╭──

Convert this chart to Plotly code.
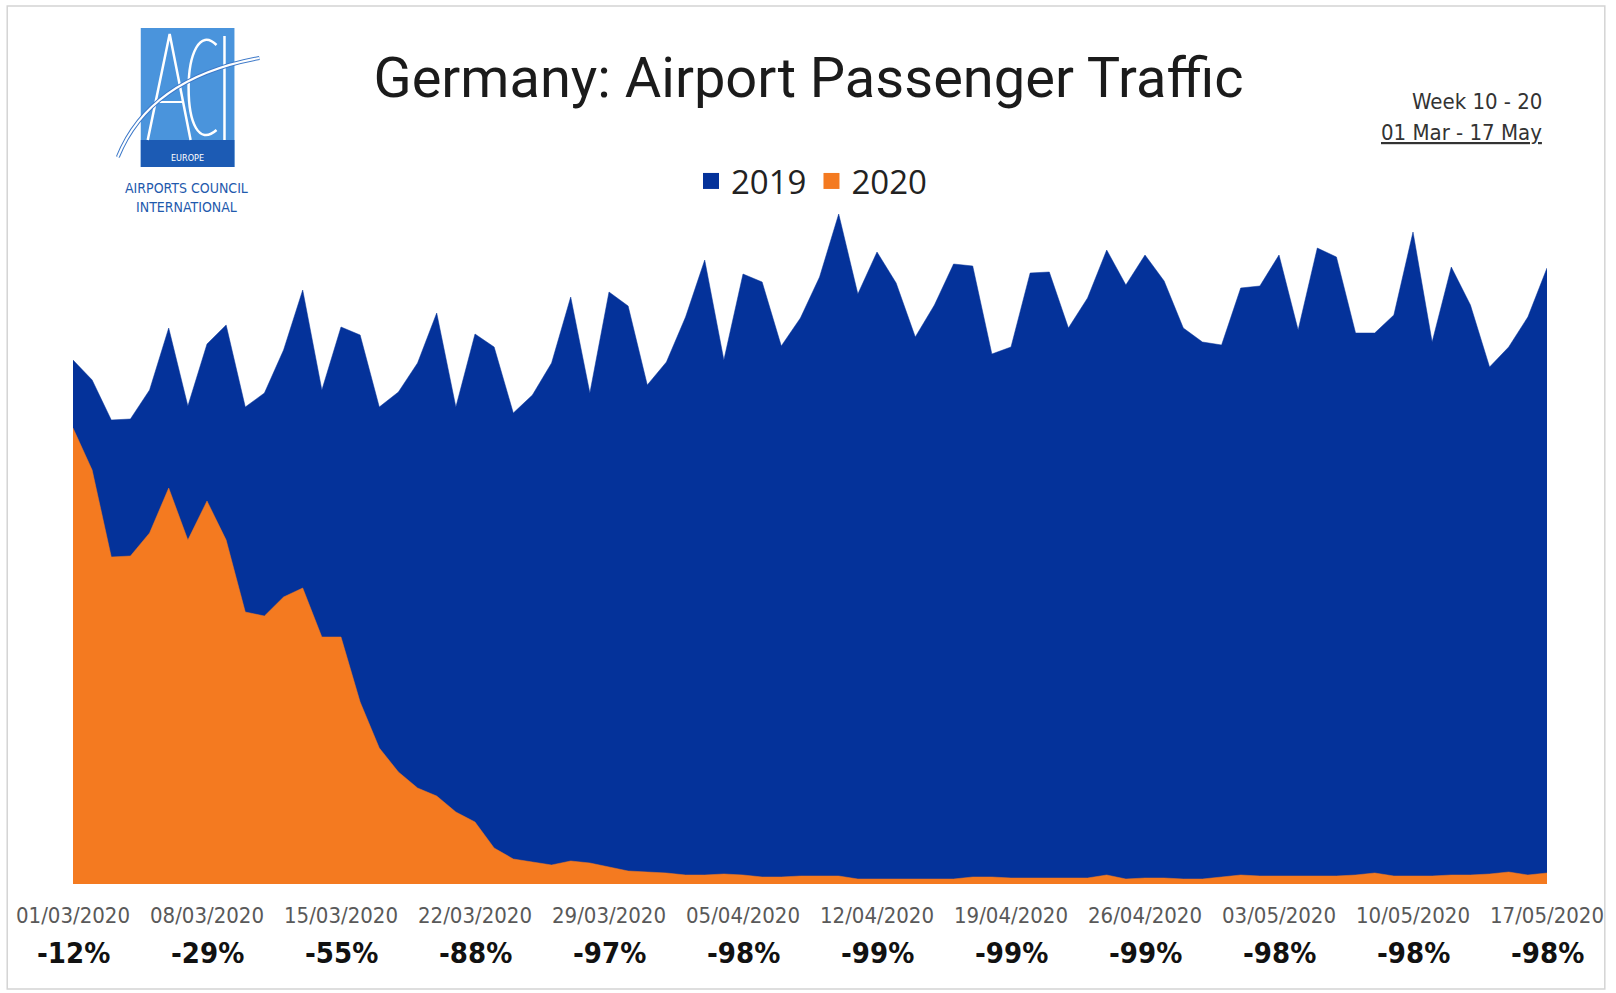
import plotly.graph_objects as go
import pandas as pd

# ---------------- data ----------------
start_date = "2020-03-01"
end_date = "2020-05-17"
dates = pd.date_range(start_date, end_date, freq="D")

# daily passengers (thousands)
pax_2019 = [524, 504, 464, 465, 494, 556, 478, 540, 559, 477,
            491, 534, 594, 494, 557, 549, 477, 492, 521, 571,
            477, 550, 537, 471, 489, 521, 587, 491, 592, 578,
            499, 522, 567, 624, 524, 610, 602, 538, 566, 607,
            670, 590, 632, 601, 547, 579, 620, 618, 530, 537,
            611, 612, 556, 586, 634, 599, 629, 603, 556, 542,
            539, 596, 598, 629, 554, 636, 627, 551, 551, 569,
            652, 542, 617, 579, 517, 537, 567, 616]

pax_2020 = [456, 414, 327, 328, 351, 396, 344, 383, 344, 272,
            268, 287, 296, 247, 247, 182, 136, 112, 96, 88,
            72, 62, 36, 25, 22, 19, 23, 21, 17, 13,
            12, 11, 9, 9, 10, 9, 7, 7, 8, 8,
            8, 5, 5, 5, 5, 5, 5, 7, 7, 6,
            6, 6, 6, 6, 9, 5, 6, 6, 5, 5,
            7, 9, 8, 8, 8, 8, 8, 9, 11, 8,
            8, 8, 9, 9, 10, 12, 9, 11]

tick_dates = ["2020-03-01", "2020-03-08", "2020-03-15", "2020-03-22",
              "2020-03-29", "2020-04-05", "2020-04-12", "2020-04-19",
              "2020-04-26", "2020-05-03", "2020-05-10", "2020-05-17"]
tick_labels = ["01/03/2020", "08/03/2020", "15/03/2020", "22/03/2020",
               "29/03/2020", "05/04/2020", "12/04/2020", "19/04/2020",
               "26/04/2020", "03/05/2020", "10/05/2020", "17/05/2020"]
week_change = ["-12%", "-29%", "-55%", "-88%", "-97%", "-98%",
               "-99%", "-99%", "-99%", "-98%", "-98%", "-98%"]

series_names = ["2019", "2020"]
title_text = "Germany: Airport Passenger Traffic"
period_week = "Week 10 - 20"
period_dates = "01 Mar - 17 May"

# ---------------- style ----------------
BLUE = "#04329a"
ORANGE = "#f47a20"
W, H = 1616, 993
L, R, T, B = 73, 1552, 200, 884
Y_MAX = 684

NARROW = "Liberation Sans Narrow, DejaVu Sans Condensed, Open Sans, sans-serif"


def px(xp):
    return (xp - L) / (R - L)


def py(yp):
    return (B - yp) / (B - T)


fig = go.Figure()
fig.add_trace(go.Scatter(x=dates, y=pax_2019, name=series_names[0], mode="lines",
                         fill="tozeroy", fillcolor=BLUE,
                         line=dict(color=BLUE, width=0.5), showlegend=False))
fig.add_trace(go.Scatter(x=dates, y=pax_2020, name=series_names[1], mode="lines",
                         fill="tozeroy", fillcolor=ORANGE,
                         line=dict(color=ORANGE, width=0.5), showlegend=False))
# legend entries
for nm, col in zip(series_names, [BLUE, ORANGE]):
    fig.add_trace(go.Scatter(x=[None], y=[None], mode="markers", name=nm,
                             marker=dict(symbol="square", size=24, color=col)))

annotations = []
for td, wc in zip(tick_dates, week_change):
    annotations.append(dict(x=td, xref="x", y=py(953), yref="paper",
                            text="<b>" + wc + "</b>", showarrow=False,
                            xanchor="center", yanchor="middle",
                            font=dict(family=NARROW, size=29, color="#111111")))

annotations.append(dict(x=px(1549), xref="paper", y=py(102), yref="paper",
                        text=period_week, showarrow=False, xanchor="right",
                        yanchor="middle",
                        font=dict(family=NARROW, size=22, color="#333333")))
annotations.append(dict(x=px(1549), xref="paper", y=py(132), yref="paper",
                        text="<u>" + period_dates + "</u>", showarrow=False,
                        xanchor="right", yanchor="middle",
                        font=dict(family=NARROW, size=22, color="#333333")))

# ---- logo (decoration) ----
LOGO_BLUE = "#1f5aad"
annotations.append(dict(x=px(188), xref="paper", y=py(158), yref="paper",
                        text="EUROPE", showarrow=False, xanchor="center",
                        yanchor="middle",
                        font=dict(family=NARROW, size=9, color="white")))
annotations.append(dict(x=px(187), xref="paper", y=py(188), yref="paper",
                        text="AIRPORTS COUNCIL", showarrow=False, xanchor="center",
                        yanchor="middle",
                        font=dict(family=NARROW, size=14, color=LOGO_BLUE)))
annotations.append(dict(x=px(187), xref="paper", y=py(207), yref="paper",
                        text="INTERNATIONAL", showarrow=False, xanchor="center",
                        yanchor="middle",
                        font=dict(family=NARROW, size=14, color=LOGO_BLUE)))


def pth(points_cmd):
    out = []
    for tok in points_cmd:
        if isinstance(tok, str):
            out.append(tok)
        else:
            out.append("%.5f,%.5f" % (px(tok[0]), py(tok[1])))
    return " ".join(out)


shapes = [
    # frame
    dict(type="rect", xref="paper", yref="paper", x0=px(7), x1=px(1610),
         y0=py(989), y1=py(6), line=dict(color="#d4d4d4", width=1.5),
         fillcolor="rgba(0,0,0,0)", layer="below"),
    # logo box
    dict(type="rect", xref="paper", yref="paper", x0=px(141), x1=px(235),
         y0=py(167), y1=py(28), line=dict(width=0), fillcolor="#4a94dc"),
    dict(type="rect", xref="paper", yref="paper", x0=px(141), x1=px(235),
         y0=py(167), y1=py(140), line=dict(width=0), fillcolor="#1c5bb4"),
    # A
    dict(type="path", xref="paper", yref="paper",
         path=pth(["M", (148, 140), "L", (170, 34), "L", (191, 140)]),
         line=dict(color="white", width=2.5)),
    dict(type="path", xref="paper", yref="paper",
         path=pth(["M", (157, 102), "L", (183, 102)]),
         line=dict(color="white", width=2)),
    # C
    dict(type="path", xref="paper", yref="paper",
         path=pth(["M", (217, 45), "C", (200, 28), (189, 55), (189, 88),
                   "C", (189, 122), (199, 146), (217, 130)]),
         line=dict(color="white", width=2.5)),
    # I
    dict(type="path", xref="paper", yref="paper",
         path=pth(["M", (225, 36), "L", (225, 140)]),
         line=dict(color="white", width=2.5)),
    # swoosh
    dict(type="path", xref="paper", yref="paper",
         path=pth(["M", (118, 157), "Q", (150, 78), (260, 58)]),
         line=dict(color="#3c78c8", width=4)),
    dict(type="path", xref="paper", yref="paper",
         path=pth(["M", (118, 157), "Q", (150, 78), (260, 58)]),
         line=dict(color="white", width=2)),
]

fig.update_layout(
    width=W, height=H,
    margin=dict(l=L, r=W - R, t=T, b=H - B),
    paper_bgcolor="white", plot_bgcolor="white",
    title=dict(text=title_text, x=px(811), xref="paper", xanchor="center",
               y=1 - 77 / H, yref="container", yanchor="middle",
               font=dict(family="Roboto, sans-serif", size=56, color="#1b1b1b")),
    legend=dict(orientation="h", x=px(814), xanchor="center", y=py(181),
                yanchor="middle", font=dict(family="Open Sans, sans-serif",
                                            size=33, color="#222222"),
                itemsizing="trace", itemwidth=30, bgcolor="rgba(0,0,0,0)"),
    xaxis=dict(type="date", range=[dates[0], dates[-1]],
               tickvals=tick_dates, ticktext=tick_labels,
               showgrid=False, zeroline=False, showline=False, ticks="",
               ticklabelstandoff=16,
               tickfont=dict(family=NARROW, size=22, color="#595959")),
    yaxis=dict(range=[0, Y_MAX], visible=False, showgrid=False, zeroline=False),
    annotations=annotations,
    shapes=shapes,
    showlegend=True,
)

fig.write_html("out.html")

╰──

• Aim:
Write out the listing above again, exactly, but with no pictures in the copy.

• Correct answer:
Convert this chart to Plotly code.
import plotly.graph_objects as go
import pandas as pd

# ---------------- data ----------------
start_date = "2020-03-01"
end_date = "2020-05-17"
dates = pd.date_range(start_date, end_date, freq="D")

# daily passengers (thousands)
pax_2019 = [524, 504, 464, 465, 494, 556, 478, 540, 559, 477,
            491, 534, 594, 494, 557, 549, 477, 492, 521, 571,
            477, 550, 537, 471, 489, 521, 587, 491, 592, 578,
            499, 522, 567, 624, 524, 610, 602, 538, 566, 607,
            670, 590, 632, 601, 547, 579, 620, 618, 530, 537,
            611, 612, 556, 586, 634, 599, 629, 603, 556, 542,
            539, 596, 598, 629, 554, 636, 627, 551, 551, 569,
            652, 542, 617, 579, 517, 537, 567, 616]

pax_2020 = [456, 414, 327, 328, 351, 396, 344, 383, 344, 272,
            268, 287, 296, 247, 247, 182, 136, 112, 96, 88,
            72, 62, 36, 25, 22, 19, 23, 21, 17, 13,
            12, 11, 9, 9, 10, 9, 7, 7, 8, 8,
            8, 5, 5, 5, 5, 5, 5, 7, 7, 6,
            6, 6, 6, 6, 9, 5, 6, 6, 5, 5,
            7, 9, 8, 8, 8, 8, 8, 9, 11, 8,
            8, 8, 9, 9, 10, 12, 9, 11]

tick_dates = ["2020-03-01", "2020-03-08", "2020-03-15", "2020-03-22",
              "2020-03-29", "2020-04-05", "2020-04-12", "2020-04-19",
              "2020-04-26", "2020-05-03", "2020-05-10", "2020-05-17"]
tick_labels = ["01/03/2020", "08/03/2020", "15/03/2020", "22/03/2020",
               "29/03/2020", "05/04/2020", "12/04/2020", "19/04/2020",
               "26/04/2020", "03/05/2020", "10/05/2020", "17/05/2020"]
week_change = ["-12%", "-29%", "-55%", "-88%", "-97%", "-98%",
               "-99%", "-99%", "-99%", "-98%", "-98%", "-98%"]

series_names = ["2019", "2020"]
title_text = "Germany: Airport Passenger Traffic"
period_week = "Week 10 - 20"
period_dates = "01 Mar - 17 May"

# ---------------- style ----------------
BLUE = "#04329a"
ORANGE = "#f47a20"
W, H = 1616, 993
L, R, T, B = 73, 1552, 200, 884
Y_MAX = 684

NARROW = "Liberation Sans Narrow, DejaVu Sans Condensed, Open Sans, sans-serif"


def px(xp):
    return (xp - L) / (R - L)


def py(yp):
    return (B - yp) / (B - T)


fig = go.Figure()
fig.add_trace(go.Scatter(x=dates, y=pax_2019, name=series_names[0], mode="lines",
                         fill="tozeroy", fillcolor=BLUE,
                         line=dict(color=BLUE, width=0.5), showlegend=False))
fig.add_trace(go.Scatter(x=dates, y=pax_2020, name=series_names[1], mode="lines",
                         fill="tozeroy", fillcolor=ORANGE,
                         line=dict(color=ORANGE, width=0.5), showlegend=False))
# legend entries
for nm, col in zip(series_names, [BLUE, ORANGE]):
    fig.add_trace(go.Scatter(x=[None], y=[None], mode="markers", name=nm,
                             marker=dict(symbol="square", size=24, color=col)))

annotations = []
for td, wc in zip(tick_dates, week_change):
    annotations.append(dict(x=td, xref="x", y=py(953), yref="paper",
                            text="<b>" + wc + "</b>", showarrow=False,
                            xanchor="center", yanchor="middle",
                            font=dict(family=NARROW, size=29, color="#111111")))

annotations.append(dict(x=px(1549), xref="paper", y=py(102), yref="paper",
                        text=period_week, showarrow=False, xanchor="right",
                        yanchor="middle",
                        font=dict(family=NARROW, size=22, color="#333333")))
annotations.append(dict(x=px(1549), xref="paper", y=py(132), yref="paper",
                        text="<u>" + period_dates + "</u>", showarrow=False,
                        xanchor="right", yanchor="middle",
                        font=dict(family=NARROW, size=22, color="#333333")))

# ---- logo (decoration) ----
LOGO_BLUE = "#1f5aad"
annotations.append(dict(x=px(188), xref="paper", y=py(158), yref="paper",
                        text="EUROPE", showarrow=False, xanchor="center",
                        yanchor="middle",
                        font=dict(family=NARROW, size=9, color="white")))
annotations.append(dict(x=px(187), xref="paper", y=py(188), yref="paper",
                        text="AIRPORTS COUNCIL", showarrow=False, xanchor="center",
                        yanchor="middle",
                        font=dict(family=NARROW, size=14, color=LOGO_BLUE)))
annotations.append(dict(x=px(187), xref="paper", y=py(207), yref="paper",
                        text="INTERNATIONAL", showarrow=False, xanchor="center",
                        yanchor="middle",
                        font=dict(family=NARROW, size=14, color=LOGO_BLUE)))


def pth(points_cmd):
    out = []
    for tok in points_cmd:
        if isinstance(tok, str):
            out.append(tok)
        else:
            out.append("%.5f,%.5f" % (px(tok[0]), py(tok[1])))
    return " ".join(out)


shapes = [
    # frame
    dict(type="rect", xref="paper", yref="paper", x0=px(7), x1=px(1610),
         y0=py(989), y1=py(6), line=dict(color="#d4d4d4", width=1.5),
         fillcolor="rgba(0,0,0,0)", layer="below"),
    # logo box
    dict(type="rect", xref="paper", yref="paper", x0=px(141), x1=px(235),
         y0=py(167), y1=py(28), line=dict(width=0), fillcolor="#4a94dc"),
    dict(type="rect", xref="paper", yref="paper", x0=px(141), x1=px(235),
         y0=py(167), y1=py(140), line=dict(width=0), fillcolor="#1c5bb4"),
    # A
    dict(type="path", xref="paper", yref="paper",
         path=pth(["M", (148, 140), "L", (170, 34), "L", (191, 140)]),
         line=dict(color="white", width=2.5)),
    dict(type="path", xref="paper", yref="paper",
         path=pth(["M", (157, 102), "L", (183, 102)]),
         line=dict(color="white", width=2)),
    # C
    dict(type="path", xref="paper", yref="paper",
         path=pth(["M", (217, 45), "C", (200, 28), (189, 55), (189, 88),
                   "C", (189, 122), (199, 146), (217, 130)]),
         line=dict(color="white", width=2.5)),
    # I
    dict(type="path", xref="paper", yref="paper",
         path=pth(["M", (225, 36), "L", (225, 140)]),
         line=dict(color="white", width=2.5)),
    # swoosh
    dict(type="path", xref="paper", yref="paper",
         path=pth(["M", (118, 157), "Q", (150, 78), (260, 58)]),
         line=dict(color="#3c78c8", width=4)),
    dict(type="path", xref="paper", yref="paper",
         path=pth(["M", (118, 157), "Q", (150, 78), (260, 58)]),
         line=dict(color="white", width=2)),
]

fig.update_layout(
    width=W, height=H,
    margin=dict(l=L, r=W - R, t=T, b=H - B),
    paper_bgcolor="white", plot_bgcolor="white",
    title=dict(text=title_text, x=px(811), xref="paper", xanchor="center",
               y=1 - 77 / H, yref="container", yanchor="middle",
               font=dict(family="Roboto, sans-serif", size=56, color="#1b1b1b")),
    legend=dict(orientation="h", x=px(814), xanchor="center", y=py(181),
                yanchor="middle", font=dict(family="Open Sans, sans-serif",
                                            size=33, color="#222222"),
                itemsizing="trace", itemwidth=30, bgcolor="rgba(0,0,0,0)"),
    xaxis=dict(type="date", range=[dates[0], dates[-1]],
               tickvals=tick_dates, ticktext=tick_labels,
               showgrid=False, zeroline=False, showline=False, ticks="",
               ticklabelstandoff=16,
               tickfont=dict(family=NARROW, size=22, color="#595959")),
    yaxis=dict(range=[0, Y_MAX], visible=False, showgrid=False, zeroline=False),
    annotations=annotations,
    shapes=shapes,
    showlegend=True,
)

fig.write_html("out.html")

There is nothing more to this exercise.